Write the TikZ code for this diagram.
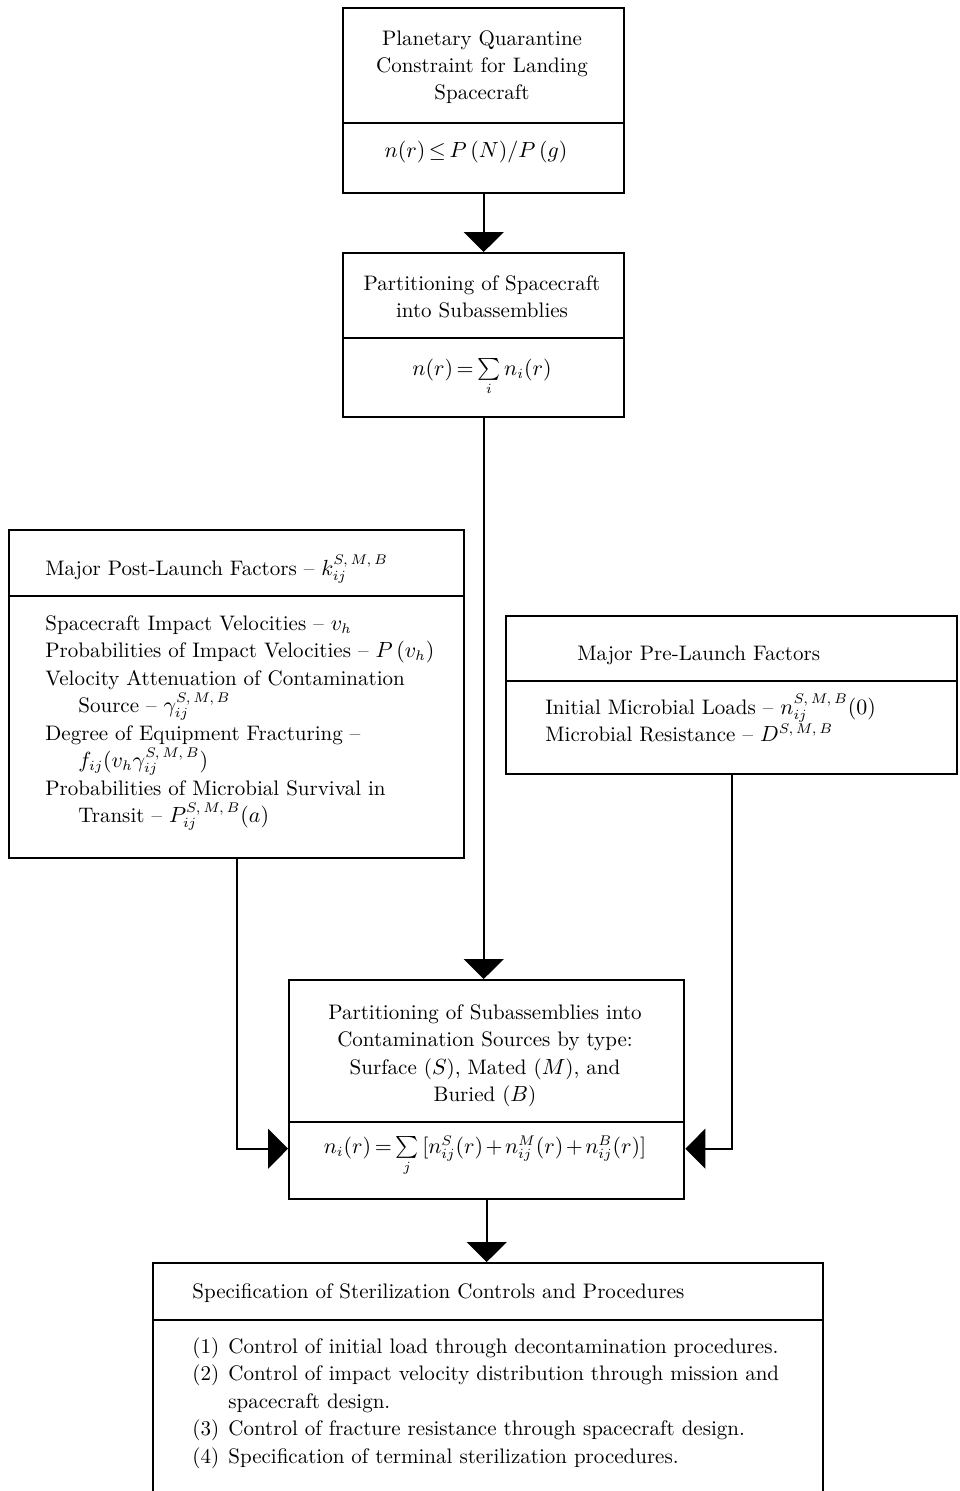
\documentclass[tikz,border=0pt]{standalone}
\usepackage{amsmath}
\usepackage{tikz}
\usetikzlibrary{arrows.meta}

\newcommand\boxfont{\fontsize{10.5}{13.75}\selectfont\lineskiplimit=-30pt\thickmuskip=3mu\medmuskip=2mu\relax}
\tikzset{
  frame/.style={draw,line width=2.4pt,inner sep=0pt,anchor=north west},
  divider/.style={line width=2.4pt},
  link/.style={line width=1.8pt,-{Triangle[width=40pt,length=20pt]}},
  ctxt/.style={inner sep=0pt,scale=2,anchor=base,text width=#1,align=center,font=\boxfont},
  ltxt/.style={inner sep=0pt,scale=2,anchor=base west,text width=#1,align=left,font=\boxfont},
}

\begin{document}
\begin{tikzpicture}[x=1pt,y=1pt]
  \useasboundingbox (0,0) rectangle (960,-1491);
  % boxes
  \node[frame,minimum width=281pt,minimum height=185pt] (quar) at (342,-7) {};
  \node[frame,minimum width=281pt,minimum height=164pt] (part) at (342,-252) {};
  \node[frame,minimum width=455pt,minimum height=328pt] (post) at (8,-529) {};
  \node[frame,minimum width=451pt,minimum height=158pt] (pre) at (505,-615) {};
  \node[frame,minimum width=395pt,minimum height=219pt] (subs) at (288,-979) {};
  \node[frame,minimum width=670pt,minimum height=240pt] (spec) at (152,-1262) {};
  \foreach \b/\y in {quar/123,part/338,post/596,pre/681,subs/1122,spec/1320}
    \draw[divider] (\b.west |- 0,-\y) -- (\b.east |- 0,-\y);
  % texts
  \node[ctxt=135pt] (quarhd) at (482,-45) {Planetary Quarantine\\Constraint for Landing\\Spacecraft};
  \node[ctxt=135pt] (quarfm) at (476,-157) {$n(r)\le P\,(N)/P\,(g)$};
  \node[ctxt=135pt] (parthd) at (482,-290) {Partitioning of Spacecraft\\into Subassemblies};
  \node[ctxt=135pt] (partfm) at (482,-375) {$n(r)=\sum\limits_i n_i(r)$};
  \node[ltxt=210pt] (posthd) at (45,-575) {Major Post-Launch Factors -- $k_{ij}^{S,\,M,\,B}$};
  \node[ltxt=210pt] (postbd) at (45,-630) {Spacecraft Impact Velocities -- $v_h$\\
    Probabilities of Impact Velocities -- $P\,(v_h)$\\
    Velocity Attenuation of Contamination\\
    \hspace*{16.5pt}Source -- $\gamma_{ij}^{S,\,M,\,B}$\\
    Degree of Equipment Fracturing --\\
    \hspace*{16.5pt}$f_{ij}(v_h\gamma_{ij}^{S,\,M,\,B})$\\
    Probabilities of Microbial Survival in\\
    \hspace*{16.5pt}Transit -- $P_{ij}^{S,\,M,\,B}(a)$};
  \node[ltxt=185pt] (prehd) at (577,-660) {Major Pre-Launch Factors};
  \node[ltxt=200pt] (prebd) at (545,-714) {Initial Microbial Loads -- $n_{ij}^{S,\,M,\,B}(0)$\\
    Microbial Resistance -- $D^{S,\,M,\,B}$};
  \node[ctxt=190pt] (subshd) at (485,-1019) {Partitioning of Subassemblies into\\
    Contamination Sources by type:\\Surface ($S$), Mated ($M$), and\\Buried ($B$)};
  \node[ctxt=195pt] (subsfm) at (485,-1153) {$n_i(r)=\sum\limits_j\,[n_{ij}^S(r)+n_{ij}^M(r)+n_{ij}^B(r)]$};
  \node[ltxt=312pt] (spechd) at (192,-1298) {Specification of Sterilization Controls and Procedures};
  \node[ltxt=312pt] (specbd) at (192,-1353) {\makebox[18pt][l]{(1)}Control of initial load through decontamination procedures.\\
    \makebox[18pt][l]{(2)}Control of impact velocity distribution through mission and\\
    \hspace*{18pt}spacecraft design.\\
    \makebox[18pt][l]{(3)}Control of fracture resistance through spacecraft design.\\
    \makebox[18pt][l]{(4)}Specification of terminal sterilization procedures.};
  % connectors
  \draw[link] (quar) -- (part);
  \draw[link] (part.south) -- (part.south |- subs.north);
  \draw[link] (post.south) |- (subsfm.mid -| subs.west);
  \draw[link] (pre.south) |- (subsfm.mid -| subs.east);
  \draw[link] (subs.south) -- (subs.south |- spec.north);
\end{tikzpicture}
\end{document}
+===+
[REQUEST] Reproduce the listing word for word and omit its pictures.

[COMPLETED TASK]
Write the TikZ code for this diagram.
\documentclass[tikz,border=0pt]{standalone}
\usepackage{amsmath}
\usepackage{tikz}
\usetikzlibrary{arrows.meta}

\newcommand\boxfont{\fontsize{10.5}{13.75}\selectfont\lineskiplimit=-30pt\thickmuskip=3mu\medmuskip=2mu\relax}
\tikzset{
  frame/.style={draw,line width=2.4pt,inner sep=0pt,anchor=north west},
  divider/.style={line width=2.4pt},
  link/.style={line width=1.8pt,-{Triangle[width=40pt,length=20pt]}},
  ctxt/.style={inner sep=0pt,scale=2,anchor=base,text width=#1,align=center,font=\boxfont},
  ltxt/.style={inner sep=0pt,scale=2,anchor=base west,text width=#1,align=left,font=\boxfont},
}

\begin{document}
\begin{tikzpicture}[x=1pt,y=1pt]
  \useasboundingbox (0,0) rectangle (960,-1491);
  % boxes
  \node[frame,minimum width=281pt,minimum height=185pt] (quar) at (342,-7) {};
  \node[frame,minimum width=281pt,minimum height=164pt] (part) at (342,-252) {};
  \node[frame,minimum width=455pt,minimum height=328pt] (post) at (8,-529) {};
  \node[frame,minimum width=451pt,minimum height=158pt] (pre) at (505,-615) {};
  \node[frame,minimum width=395pt,minimum height=219pt] (subs) at (288,-979) {};
  \node[frame,minimum width=670pt,minimum height=240pt] (spec) at (152,-1262) {};
  \foreach \b/\y in {quar/123,part/338,post/596,pre/681,subs/1122,spec/1320}
    \draw[divider] (\b.west |- 0,-\y) -- (\b.east |- 0,-\y);
  % texts
  \node[ctxt=135pt] (quarhd) at (482,-45) {Planetary Quarantine\\Constraint for Landing\\Spacecraft};
  \node[ctxt=135pt] (quarfm) at (476,-157) {$n(r)\le P\,(N)/P\,(g)$};
  \node[ctxt=135pt] (parthd) at (482,-290) {Partitioning of Spacecraft\\into Subassemblies};
  \node[ctxt=135pt] (partfm) at (482,-375) {$n(r)=\sum\limits_i n_i(r)$};
  \node[ltxt=210pt] (posthd) at (45,-575) {Major Post-Launch Factors -- $k_{ij}^{S,\,M,\,B}$};
  \node[ltxt=210pt] (postbd) at (45,-630) {Spacecraft Impact Velocities -- $v_h$\\
    Probabilities of Impact Velocities -- $P\,(v_h)$\\
    Velocity Attenuation of Contamination\\
    \hspace*{16.5pt}Source -- $\gamma_{ij}^{S,\,M,\,B}$\\
    Degree of Equipment Fracturing --\\
    \hspace*{16.5pt}$f_{ij}(v_h\gamma_{ij}^{S,\,M,\,B})$\\
    Probabilities of Microbial Survival in\\
    \hspace*{16.5pt}Transit -- $P_{ij}^{S,\,M,\,B}(a)$};
  \node[ltxt=185pt] (prehd) at (577,-660) {Major Pre-Launch Factors};
  \node[ltxt=200pt] (prebd) at (545,-714) {Initial Microbial Loads -- $n_{ij}^{S,\,M,\,B}(0)$\\
    Microbial Resistance -- $D^{S,\,M,\,B}$};
  \node[ctxt=190pt] (subshd) at (485,-1019) {Partitioning of Subassemblies into\\
    Contamination Sources by type:\\Surface ($S$), Mated ($M$), and\\Buried ($B$)};
  \node[ctxt=195pt] (subsfm) at (485,-1153) {$n_i(r)=\sum\limits_j\,[n_{ij}^S(r)+n_{ij}^M(r)+n_{ij}^B(r)]$};
  \node[ltxt=312pt] (spechd) at (192,-1298) {Specification of Sterilization Controls and Procedures};
  \node[ltxt=312pt] (specbd) at (192,-1353) {\makebox[18pt][l]{(1)}Control of initial load through decontamination procedures.\\
    \makebox[18pt][l]{(2)}Control of impact velocity distribution through mission and\\
    \hspace*{18pt}spacecraft design.\\
    \makebox[18pt][l]{(3)}Control of fracture resistance through spacecraft design.\\
    \makebox[18pt][l]{(4)}Specification of terminal sterilization procedures.};
  % connectors
  \draw[link] (quar) -- (part);
  \draw[link] (part.south) -- (part.south |- subs.north);
  \draw[link] (post.south) |- (subsfm.mid -| subs.west);
  \draw[link] (pre.south) |- (subsfm.mid -| subs.east);
  \draw[link] (subs.south) -- (subs.south |- spec.north);
\end{tikzpicture}
\end{document}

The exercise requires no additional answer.